Saturday, March 15, 2014

confused

After last night, I have so many questions and not enough answers. Answers that I can only know myself with experience. And the thing is, I'm too terrified to really bother trying to experiment. Straight? Bi? Pan-sexual? Can you really only love a person of a certain gender?

I think I need to explain more because I'm being too vague, but please bare with me and all of the question marks. 

Recently, I have come to the realization that I actually like dancing, but only after a few shots because it's the only way to get me to stop over-thinking things and not give a shit about how I look on the dance floor. And according to Sel, I actually don't look as awkward as I feel.

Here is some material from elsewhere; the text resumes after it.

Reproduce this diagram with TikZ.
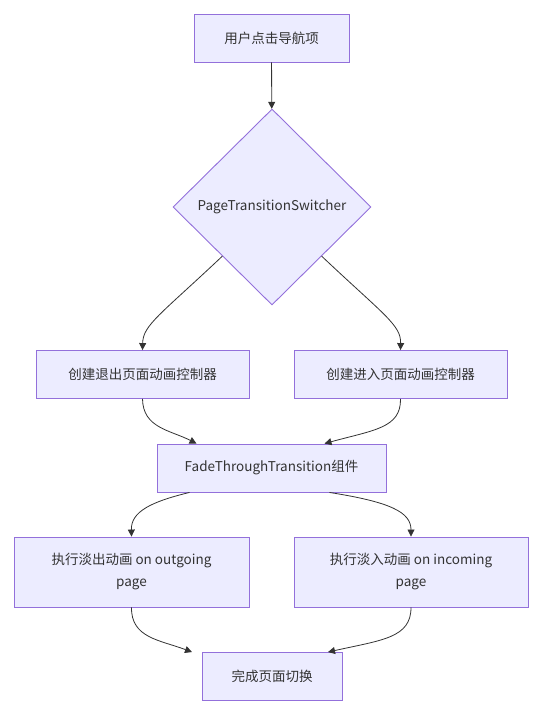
\documentclass[tikz,border=0pt]{standalone}
\usepackage{fontspec}
\setmainfont{Noto Sans CJK SC}
\usetikzlibrary{arrows.meta,shapes.geometric,calc}
\definecolor{boxfill}{HTML}{ECECFF}
\definecolor{boxline}{HTML}{9370DB}
\definecolor{ink}{HTML}{333333}
\begin{document}
\begin{tikzpicture}[
    x=1pt, y=-1pt,
    node/.style={
        rectangle,
        minimum height=48pt,
        inner sep=0pt,
        draw=boxline,
        fill=boxfill,
        line width=0.9pt,
        text=ink,
        font=\fontsize{13.5}{22}\selectfont,
        align=center
    },
    flow/.style={
        -{Triangle[length=7pt,width=7pt]},
        draw=ink,
        line width=0.8pt
    }
]
\useasboundingbox (0,0) rectangle (548,708);

\node[node, minimum width=155pt] (click) at (271.5,38) {用户点击导航项};
\node[node, shape=diamond, minimum width=198pt, minimum height=196pt] (switcher) at (272,207) {PageTransitionSwitcher};
\node[node, minimum width=213pt] (outctl) at (142.5,374.5) {创建退出页面动画控制器};
\node[node, minimum width=213pt] (inctl) at (400.5,374.5) {创建进入页面动画控制器};
\node[node, minimum width=229pt] (fade) at (271.5,468) {FadeThroughTransition组件};
\node[node, minimum width=235pt, minimum height=70pt] (outrun) at (131.5,572) {执行淡出动画 on outgoing\\page};
\node[node, minimum width=234pt, minimum height=70pt] (inrun) at (411,572) {执行淡入动画 on incoming\\page};
\node[node, minimum width=140pt] (done) at (272,676.5) {完成页面切换};

\draw[flow] (click) -- (switcher);
\draw[flow] (switcher.south west) .. controls (160,315) and (143,325) .. (outctl.north);
\draw[flow] (switcher.south east) .. controls (384,315) and (401,325) .. (inctl.north);
\draw[flow] (outctl.south) .. controls (143,428) and (170,430) .. ($(fade.north)+(-75,0)$);
\draw[flow] (inctl.south) .. controls (401,428) and (374,430) .. ($(fade.north)+(53,0)$);
\draw[flow] ($(fade.south)+(-82,0)$) .. controls (150,502) and (131,512) .. (outrun.north);
\draw[flow] ($(fade.south)+(58,0)$) .. controls (390,502) and (411,512) .. (inrun.north);
\draw[flow] (outrun.south) .. controls (131,638) and (160,640) .. ($(done.north)+(-80,0)$);
\draw[flow] (inrun.south) .. controls (411,638) and (382,640) .. ($(done.north)+(56,0)$);

\end{tikzpicture}
\end{document}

Dancing by myself. Not a single fuck is given. Dancing with a girl. Soooooo much more comfortable and fun. Because honestly, most interactions with the opposite species gender petrifies me. I don't know what it is about interacting with a cute guy that sends me running in the opposite direction. I like guys (at least I think I do?). I know a cute guy when I see one, but I can never bring myself to do anything about it (how do other girls do it?). How are you supposed to feel when you're dancing with a guy? When you're talking to a cute guy? Because for me, it's something very similar to riding a roller coaster at top speed that could derail at any minute and send me flying into the air, except, in reality, I have both feet on the ground. None of that cutesy shit of having butterflies in my stomach. More like the twisting agony of giving birth... I might have exaggerated just a little, but you get my point. My nerves crush me with so much anxiety that the only way I feel better is when I run away from them. Because, sadly, that's what I always do best. I run away from people.

But being around other girls is just so much more comfortable. It's familiar. I don't feel so nervous. So here's the weird thing. I danced with a guy. And it wasn't that bad. In the middle of it, I kind of freaked out though. I think it's because the idea of a guy actually being attracted to me, wanting to dance with me, freaks me out. So for a while, a comforting thought in my head that just randomly popped up was, "maybe (hopefully?) he's gay. Whew. Now I can dance normally."

And he's a really good dancer. Too good. Dancing with him, I wanted to look like this
 

But I actually felt I looked like this



All in all though, it was a fun and interesting night. I think I just need to find the courage (without the help of alcohol) to connect with people without the fear of rejection because that's probably why I stay away from guys. I need to stop living inside of my head. It gets lonely sometimes.

xoxo,

A

P.S. We're not usually this boy-crazy. I swear.